Once a Competitive Tournament begins, developer Psyonix will generate 32-team “brackets” based on team skill. Once all initial single rounds are played out, the semi-finals and finals will be best-of-three rounds. Competitive Tournaments are 3v3 at launch and support parties of all sizes, so if you want to queue as a solo player, you can. However, it’s worth bearing in mind that the bracket level will be determined on the highest skilled player. So, if you party up with a diamond rank, you’ll be pitted against another diamond rank team.
Higher rank, better rewards
That may not be such a bad thing though. The higher the bracket level, the better the reward. For instance, strong Silver-ranked players could earn more Tournament Credits if they get placed in a Gold-rank tournament, but their competition will be tougher. The Tournament Credits reward is the same for all three team members though, regardless of individual level. Tournament Credits can then be redeemed for in-game items like wheels, animated decals, and goal explosions.

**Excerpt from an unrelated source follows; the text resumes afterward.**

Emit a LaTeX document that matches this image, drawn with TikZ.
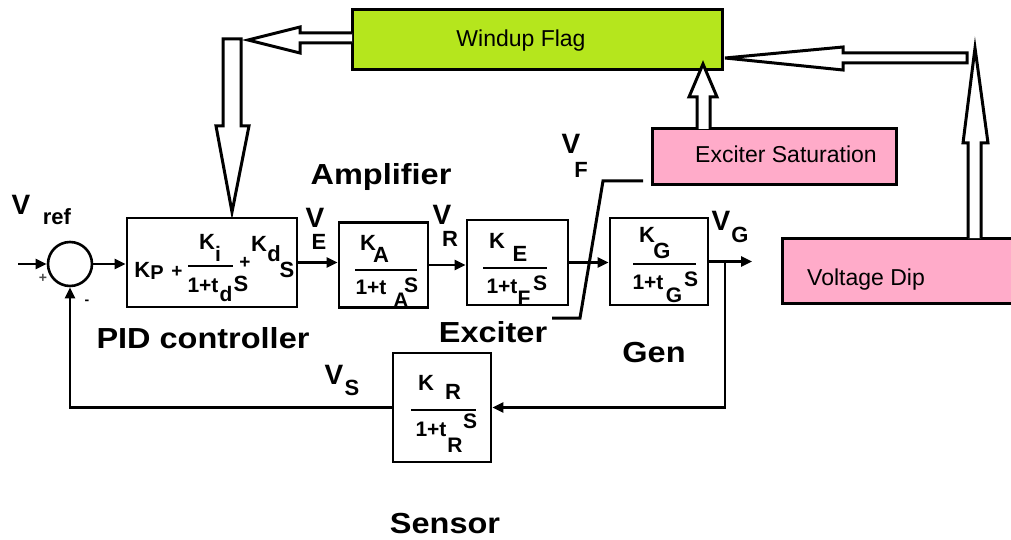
\documentclass[tikz,border=0pt]{standalone}
\usepackage{graphicx}
\usepackage{fontspec}
\setmainfont{Liberation Sans}
\usetikzlibrary{arrows.meta}
\definecolor{wgreen}{RGB}{181,230,29}
\definecolor{wpink}{RGB}{255,171,201}
\newcommand\widen[1]{\scalebox{1.12}[1]{#1}}
\begin{document}
\begin{tikzpicture}[x=1pt,y=-1pt,
  blk/.style={draw, line width=2.6pt, inner sep=0pt, fill=white},
  flagbox/.style={draw, line width=3pt, inner sep=0pt},
  bl/.style={font=\bfseries\fontsize{22}{22}\selectfont, inner sep=0pt},
  sb/.style={font=\bfseries\fontsize{21}{21}\selectfont, inner sep=0pt},
  vb/.style={font=\bfseries\fontsize{28}{28}\selectfont, inner sep=0pt},
  vsub/.style={font=\bfseries\fontsize{22}{22}\selectfont, inner sep=0pt},
  big/.style={font=\bfseries\fontsize{29}{29}\selectfont, inner sep=0pt, anchor=base},
  boxt/.style={font=\fontsize{23}{23}\selectfont, inner sep=0pt, anchor=base},
  sign/.style={font=\bfseries\fontsize{19}{19}\selectfont, inner sep=0pt},
  small/.style={font=\bfseries\fontsize{14}{14}\selectfont, inner sep=0pt},
  conn/.style={line width=2.5pt, -{Triangle[length=11pt,width=10pt]}},
  hol/.style={draw, line width=3pt, fill=white, line join=miter},
  fbar/.style={line width=1.8pt}]
\useasboundingbox (0,0) rectangle (1011,540);
\clip (0,0) rectangle (1011,540);

% ---- upper boxes ----
\node[flagbox, fill=wgreen, minimum width=370pt, minimum height=60pt] (wind) at (537,40) {};
\node[boxt] (windt) at (521,47) {Windup Flag};
\node[flagbox, fill=wpink, minimum width=244pt, minimum height=56pt] (esat) at (774,157) {};
\node[boxt] (esatt) at (786,163) {Exciter Saturation};
\node[flagbox, fill=wpink, minimum width=240pt, minimum height=65pt] (vdip) at (902,270.5) {};
\node[boxt] (vdipt) at (866,285) {Voltage Dip};

% ---- hollow arrows ----
\draw[hol] (352,33) -- (300,33) -- (300,27) -- (248,40) -- (300,53) -- (300,43) -- (352,43);
\draw[hol] (223,39) -- (241,39) -- (241,126) -- (249,126) -- (232,212) -- (216,126) -- (223,126) -- cycle;
\draw[hol] (697,129) -- (697,97) -- (689,97) -- (703,64) -- (717,97) -- (710,97) -- (710,129);
\draw[hol] (967,53) -- (843,53) -- (843,47) -- (725,58) -- (843,70) -- (843,63) -- (967,63) -- cycle;
\draw[hol] (968,238) -- (968,143) -- (963,143) -- (975,48) -- (988,143) -- (981,143) -- (981,238);

% ---- blocks ----
\node[draw, circle, line width=2.6pt, minimum size=44pt, inner sep=0pt] (sum) at (70,264) {};
\node[blk, minimum width=170pt, minimum height=89pt] (pid) at (212,262.5) {};
\node[blk, minimum width=89pt, minimum height=85pt] (amp) at (383.5,265) {};
\node[blk, minimum width=101pt, minimum height=85pt] (exc) at (517.5,262.5) {};
\node[blk, minimum width=98pt, minimum height=87pt] (gen) at (659,261.5) {};
\node[blk, minimum width=98pt, minimum height=109pt] (sens) at (442,407.5) {};

% ---- signal connectors ----
\coordinate (in) at (18,264);
\draw[conn] (in) -- (sum.west);
\draw[conn] (sum.east) -- (sum.east -| pid.west);
\draw[conn] (pid.east) -- (pid.east -| amp.west);
\draw[conn] (amp.east) -- (amp.east -| exc.west);
\draw[conn] (exc.east) -- (exc.east -| gen.west);
\coordinate (out) at (752,261.5);
\draw[conn] (gen.east) -- (out);
\coordinate (br) at (725,261.5);
\draw[conn] (br) |- (sens.east);
\draw[conn] (sens.west) -| (sum.south);

% ---- exciter pointer line ----
\coordinate (e1) at (643,181);
\coordinate (e2) at (603,181);
\coordinate (e3) at (580,318);
\coordinate (e4) at (552,318);
\draw[line width=3pt] (e1) -- (e2) -- (e3) -- (e4);

% ---- summing junction labels ----
\node[vb] (vref) at (21,205) {V};
\node[vsub] (vrefs) at (57,217) {ref};
\node[small, text=black!70] (splus) at (43,278) {+};
\node[small] (sminus) at (87,302) {-};

% ---- PID contents ----
\node[bl] (kp) at (149,271) {K\raisebox{-2pt}{\fontsize{20}{20}\selectfont P}};
\node[sign] (p1) at (177,272) {+};
\draw[fbar] (188,266) -- (233,266);
\node[bl] (ki) at (207,242) {K};
\node[sb] (kis) at (218,254) {i};
\node[sb] (pd1) at (203,285) {1+t};
\node[sb] (pd2) at (226,294) {d};
\node[bl] (pd3) at (241,284) {S};
\node[sign] (p2) at (245,263) {+};
\node[bl] (kd) at (259,244) {K};
\node[bl] (kds) at (274,254) {d};
\node[bl] (kdS) at (287,270) {S};

% ---- Amplifier contents ----
\node[bl] (ka) at (368,243) {K};
\node[bl] (kas) at (381,255) {A};
\draw[fbar] (355,270) -- (417,270);
\node[sb] (ad1) at (371,287) {1+t};
\node[sb] (ad2) at (401,300) {A};
\node[sb] (ad3) at (411,285) {S};

% ---- Exciter contents ----
\node[bl] (ke) at (497,241) {K};
\node[bl] (kes) at (520,254) {E};
\draw[fbar] (483,268) -- (547,268);
\node[sb] (ed1) at (502,286) {1+t};
\node[sb] (ed2) at (524,298) {F};
\node[sb] (ed3) at (540,283) {S};

% ---- Gen contents ----
\node[bl] (kg) at (647,235) {K};
\node[bl] (kgs) at (662,251) {G};
\draw[fbar] (633,264) -- (696,264);
\node[sb] (gd1) at (648,282) {1+t};
\node[sb] (gd2) at (674,295) {G};
\node[sb] (gd3) at (691,279) {S};

% ---- Sensor contents ----
\node[bl] (kr) at (426,383) {K};
\node[bl] (krs) at (453,392) {R};
\draw[fbar] (411,410) -- (476,410);
\node[sb] (rd1) at (431,429) {1+t};
\node[sb] (rd2) at (470,421) {S};
\node[sb] (rd3) at (455,445) {R};

% ---- signal labels ----
\node[vb] (ve) at (315,218) {V};
\node[vsub] (ves) at (319,242) {E};
\node[vb] (vr) at (442,215) {V};
\node[vsub] (vrs) at (450,239) {R};
\node[vb] (vf) at (571,144) {V};
\node[vsub] (vfs) at (581,170) {F};
\node[vb] (vg) at (721,221) {V};
\node[vsub] (vgs) at (740,235) {G};
\node[vb] (vs) at (334,375) {V};
\node[vsub] (vss) at (352,388) {S};

% ---- block titles ----
\node[big] (tamp) at (381,185) {\widen{Amplifier}};
\node[big] (tpid) at (203,348) {\widen{PID controller}};
\node[big] (texc) at (493,342) {\widen{Exciter}};
\node[big] (tgen) at (654,362) {\widen{Gen}};
\node[big] (tsen) at (445,533) {\widen{Sensor}};
\end{tikzpicture}
\end{document}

Just refrain from quitting a tournament early. Quitting early results in a 15-minute matchmaking ban and a 3-hour tournament ban, initially. If you continue to abandon tournaments early, this penalty will escalate in stages. Firstly, a 24-hour tournament ban, then a 7-day tournament ban with a 24-hour matchmaking ban in severe cases.
Free-to-play Rocket League will release later this summer, alongside revamped tournaments.